- Directed by: Patrick Wright
- Produced by: Peter Perry Jr.
- Starring: Rae Sperling Marcy Albrecht Sherry Hardin Susanne Severeid
- Cinematography: Jonathan Silveira
- Edited by: Marco Perri
- Music by: Scott Gale
- Release date: 1977;
- Running time: 81 minutes
- Country: United States
- Language: English
- Box office: $1,251,000

= Hollywood High (1977 film) =

1977 film by Patrick Wright

Hollywood High is a 1977 American sex comedy film.

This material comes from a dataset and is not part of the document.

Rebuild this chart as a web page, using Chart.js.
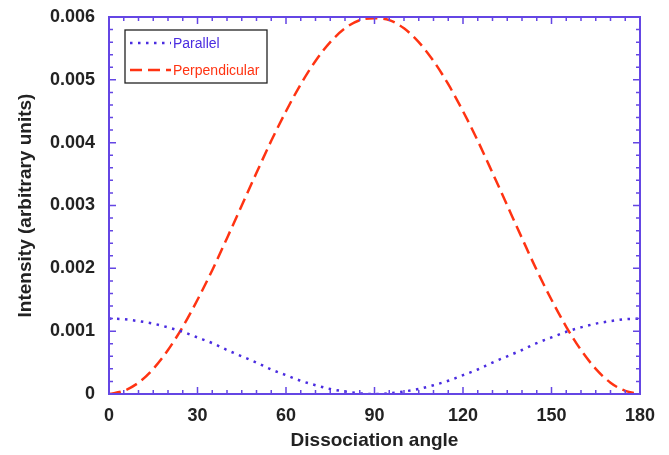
<!DOCTYPE html>
<html>
<head>
<meta charset="utf-8">
<script src="https://cdn.jsdelivr.net/npm/chart.js@4"></script>
<style>
  html, body { margin: 0; padding: 0; background: #ffffff; }
  #wrap { width: 669px; height: 455px; }
</style>
</head>
<body>
<div id="wrap"><canvas id="c" width="669" height="455"></canvas></div>
<script>
const angles = [0,5,10,15,20,25,30,35,40,45,50,55,60,65,70,75,80,85,90,95,100,105,110,115,120,125,130,135,140,145,150,155,160,165,170,175,180];
const parallel = [0.0012,0.00119,0.00116,0.00112,0.00106,0.00099,0.0009,0.00081,0.0007,0.0006,0.0005,0.00039,0.0003,0.00021,0.00014,0.00008,0.00004,0.00001,0,0.00001,0.00004,0.00008,0.00014,0.00021,0.0003,0.00039,0.0005,0.0006,0.0007,0.00081,0.0009,0.00099,0.00106,0.00112,0.00116,0.00119,0.0012];
const perpendicular = [0,0.00005,0.00018,0.0004,0.0007,0.00107,0.0015,0.00197,0.00248,0.003,0.00352,0.00403,0.0045,0.00493,0.0053,0.0056,0.00582,0.00595,0.00598,0.00595,0.00582,0.0056,0.0053,0.00493,0.0045,0.00403,0.00352,0.003,0.00248,0.00197,0.0015,0.00107,0.0007,0.0004,0.00018,0.00005,0];
const xTickLabels = ['0','30','60','90','120','150','180'];
const yTickLabels = ['0','0.001','0.002','0.003','0.004','0.005','0.006'];
const seriesNames = ['Parallel','Perpendicular'];

const BLUE = '#4a2ce0';
const RED = '#ff3312';
const AXIS = '#6446e4';
const TXT = '#222222';
const FONT = '"Liberation Sans", Arial, Helvetica, sans-serif';

const dotted = [2.5, 5.5];
const dashed = [12, 6];

const frameTicks = {
  id: 'frameTicks',
  afterDatasetsDraw(chart) {
    const {ctx, chartArea: ca, scales} = chart;
    const xs = scales.x, ys = scales.y;
    ctx.save();
    ctx.strokeStyle = AXIS;
    ctx.lineWidth = 1.5;
    for (let v = 0; v <= 180; v += 5) {
      const px = xs.getPixelForValue(v);
      const len = (v % 30 === 0) ? 7 : 4;
      ctx.beginPath();
      ctx.moveTo(px, ca.bottom); ctx.lineTo(px, ca.bottom - len);
      ctx.moveTo(px, ca.top); ctx.lineTo(px, ca.top + len);
      ctx.stroke();
    }
    for (let i = 0; i <= 30; i++) {
      const v = i * 0.0002;
      const py = ys.getPixelForValue(v);
      const len = (i % 5 === 0) ? 7 : 4;
      ctx.beginPath();
      ctx.moveTo(ca.left, py); ctx.lineTo(ca.left + len, py);
      ctx.moveTo(ca.right, py); ctx.lineTo(ca.right - len, py);
      ctx.stroke();
    }
    ctx.lineWidth = 2;
    ctx.strokeRect(ca.left, ca.top, ca.right - ca.left, ca.bottom - ca.top);

    // legend
    const bx = ca.left + 16, by = ca.top + 13, bw = 142, bh = 53;
    ctx.fillStyle = '#ffffff';
    ctx.fillRect(bx, by, bw, bh);
    ctx.strokeStyle = '#222';
    ctx.lineWidth = 1.3;
    ctx.strokeRect(bx, by, bw, bh);
    const items = [
      {name: seriesNames[0], color: BLUE, dash: dotted, y: by + 13},
      {name: seriesNames[1], color: RED, dash: dashed, y: by + 40}
    ];
    ctx.font = '14px ' + FONT;
    ctx.textBaseline = 'middle';
    items.forEach(it => {
      ctx.beginPath();
      ctx.strokeStyle = it.color;
      ctx.lineWidth = 2.5;
      ctx.setLineDash(it.dash);
      ctx.moveTo(bx + 5, it.y); ctx.lineTo(bx + 46, it.y);
      ctx.stroke();
      ctx.setLineDash([]);
      ctx.fillStyle = it.color;
      ctx.fillText(it.name, bx + 48, it.y + 1);
    });
    ctx.restore();
  }
};

new Chart(document.getElementById('c'), {
  type: 'line',
  data: {
    datasets: [
      {
        label: seriesNames[0],
        data: angles.map((a, i) => ({x: a, y: parallel[i]})),
        borderColor: BLUE,
        borderWidth: 2.5,
        borderDash: dotted,
        pointRadius: 0,
        cubicInterpolationMode: 'monotone',
        fill: false
      },
      {
        label: seriesNames[1],
        data: angles.map((a, i) => ({x: a, y: perpendicular[i]})),
        borderColor: RED,
        borderWidth: 2.5,
        borderDash: dashed,
        pointRadius: 0,
        cubicInterpolationMode: 'monotone',
        fill: false
      }
    ]
  },
  options: {
    responsive: false,
    animation: false,
    devicePixelRatio: 1,
    layout: { padding: { left: 0, right: 29, top: 17, bottom: 0 } },
    plugins: { legend: { display: false }, tooltip: { enabled: false } },
    scales: {
      x: {
        type: 'linear', min: 0, max: 180,
        afterFit(s) { s.height = 61; s.paddingLeft = 0; s.paddingRight = 0; },
        grid: { display: false, drawTicks: false },
        border: { display: false },
        ticks: {
          stepSize: 30, padding: 11, color: TXT,
          font: { family: FONT, size: 18, weight: 'bold' },
          maxRotation: 0,
          callback: (v) => { const i = Math.round(v / 30); return xTickLabels[i]; }
        },
        title: {
          display: true, text: 'Dissociation angle', color: TXT,
          font: { family: FONT, size: 19, weight: 'bold' },
          padding: { top: 0, bottom: 3 }
        }
      },
      y: {
        type: 'linear', min: 0, max: 0.006,
        afterFit(s) { s.width = 109; s.paddingTop = 0; s.paddingBottom = 0; },
        grid: { display: false, drawTicks: false },
        border: { display: false },
        ticks: {
          stepSize: 0.001, padding: 14, color: TXT,
          font: { family: FONT, size: 18, weight: 'bold' },
          callback: (v) => { const i = Math.round(v / 0.001); return yTickLabels[i]; }
        },
        title: {
          display: true, text: 'Intensity (arbitrary units)', color: TXT,
          font: { family: FONT, size: 19, weight: 'bold' },
          padding: { top: 14, bottom: 0 }
        }
      }
    }
  },
  plugins: [frameTicks]
});
</script>
</body>
</html>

The film is generally regarded as being of very low quality, with one retrospective review calling it "a shockingly inept piece of teen sexploitation". Another review "Even for a dubious genre like this, this movie reaches a level of badness that would make even the most jaded exploitation filmmakers pause, and subsequently resolve never to reach such a low point. Practically every department in this movie - acting, writing, directing, etc. - is at the very bottom of the barrel." Despite its poor reception, the movie had the unofficial sequel Hollywood High Part 2 released in 1981, which likewise was panned.

==Unrelated series pilot==
Turner Classic Movies notes the existence of an unrelated 30-minute television pilot, also debuting in 1977, for a prospective series, which aired as part of NBC's Comedy Time, a summer series of unsold pilots.